The pandemic lockdown will produce real hardship in Canada. Homeless people face abandonment, low wage precarious workers are under economic pressure to put themselves in harm’s way for their employers and millions have experienced a shattering loss of income. Yet, in poor countries, the lockdown is more than a hardship. Tens of thousands of migrant workers in India have been stranded, without any means of support, far from the communities they have travelled from. For hundreds of millions of people, the suspension of economic activity means the threat of starvation.
In the Global South, the economic downturn that will continue long after the danger of virus has subsided, will be utterly devastating. African economies are going to be incredibly vulnerable in any international downturn. ‘Not only are African countries fully integrated into the global economy, but many states are often playing a weak hand as exporters of commodities whose prices have been falling precipitously.’ Such a reverse has calamitous implications for countries with deeply impoverished populations. When Western based companies decide that it is not in there interests to exploit workforces in poor countries, they are more than ready to abandon them outright. Millions of garment workers in Bangladesh have already been put out to work by Western brand name companies that have no immediate need for their labour.
Global Solidarity
Though there may indeed be recurring waves of the present pandemic that continue to threaten public health and produce economic disruption, the global slump that is emerging will outlive the virus. We are going to be facing massive levels of unemployment and an austerity attack that will be far more extreme that anything the neoliberal period has produced so far. As the bill comes due for the emergency measures governments have taken and the vast corporate bailouts they have provided, public services will be targeted as never before. These attacks on the social infrastructure will be complemented by an effort to restore rates of profit by increasing the rate of exploitation and driving down wages.

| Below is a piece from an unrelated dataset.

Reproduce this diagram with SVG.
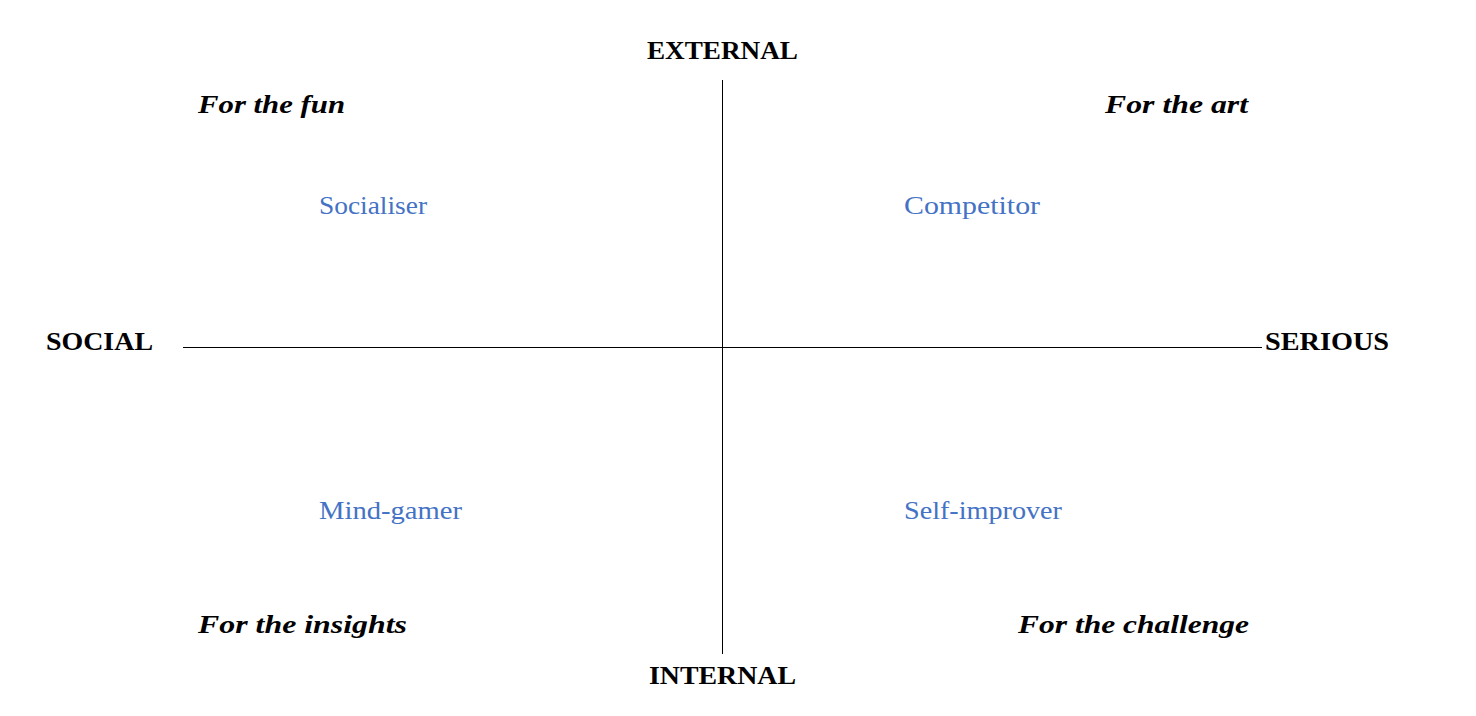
<svg xmlns="http://www.w3.org/2000/svg" width="1476" height="716" viewBox="0 0 1476 716">
<style>
.axis{font-family:"Liberation Serif",serif;font-weight:bold;font-size:26px;fill:#000}
.mot{font-family:"Liberation Serif",serif;font-weight:bold;font-style:italic;font-size:26px;fill:#000}
.type{font-family:"Liberation Serif",serif;font-size:26px;fill:#4472C4}
.ln{stroke:#000;stroke-width:1;fill:none}
</style>
<rect width="1476" height="716" fill="#fff"/>
<g id="connectors">
<line class="ln" x1="722.5" y1="80" x2="722.5" y2="654"/>
<line class="ln" x1="183" y1="347.5" x2="1262" y2="347.5"/>
</g>
<g id="external"><text class="axis" x="647" y="59" textLength="151" lengthAdjust="spacingAndGlyphs">EXTERNAL</text></g>
<g id="internal"><text class="axis" x="649" y="684" textLength="147" lengthAdjust="spacingAndGlyphs">INTERNAL</text></g>
<g id="social"><text class="axis" x="46" y="350" textLength="107" lengthAdjust="spacingAndGlyphs">SOCIAL</text></g>
<g id="serious"><text class="axis" x="1265" y="350" textLength="124" lengthAdjust="spacingAndGlyphs">SERIOUS</text></g>
<g id="fun"><text class="mot" x="198" y="113" textLength="147" lengthAdjust="spacingAndGlyphs">For the fun</text></g>
<g id="art"><text class="mot" x="1105" y="113" textLength="143" lengthAdjust="spacingAndGlyphs">For the art</text></g>
<g id="insights"><text class="mot" x="198" y="633" textLength="209" lengthAdjust="spacingAndGlyphs">For the insights</text></g>
<g id="challenge"><text class="mot" x="1018" y="633" textLength="231" lengthAdjust="spacingAndGlyphs">For the challenge</text></g>
<g id="socialiser"><text class="type" x="319" y="214" textLength="108" lengthAdjust="spacingAndGlyphs">Socialiser</text></g>
<g id="competitor"><text class="type" x="904" y="214" textLength="136" lengthAdjust="spacingAndGlyphs">Competitor</text></g>
<g id="mindgamer"><text class="type" x="319" y="519" textLength="143" lengthAdjust="spacingAndGlyphs">Mind-gamer</text></g>
<g id="selfimprover"><text class="type" x="904" y="519" textLength="158" lengthAdjust="spacingAndGlyphs">Self-improver</text></g>
</svg>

The period that will unfold in the wake of the pandemic is going to produce mass struggles. As we take up these fights in a country like Canada, it is absolutely essential that we infuse the movements we build with a deep sense and a concrete practice of global solidarity. Defence of migrant workers and refugees can’t be an afterthought. We must challenge with serious political mobilization military attacks and life destroying sanctions that are imposed on poor countries. The international exploiters that are headquartered here, like the mining companies and the brand name parasites, have to be challenged. We have to forge deeper links and build a real international movement on a scale that the situation demands.
Capitalism and its world order stands indicted as a system based on such destructive irrationality that the needs of billions of people can’t be met under its domination. To challenge global capitalism we must build a movement of deep and powerful global solidarity.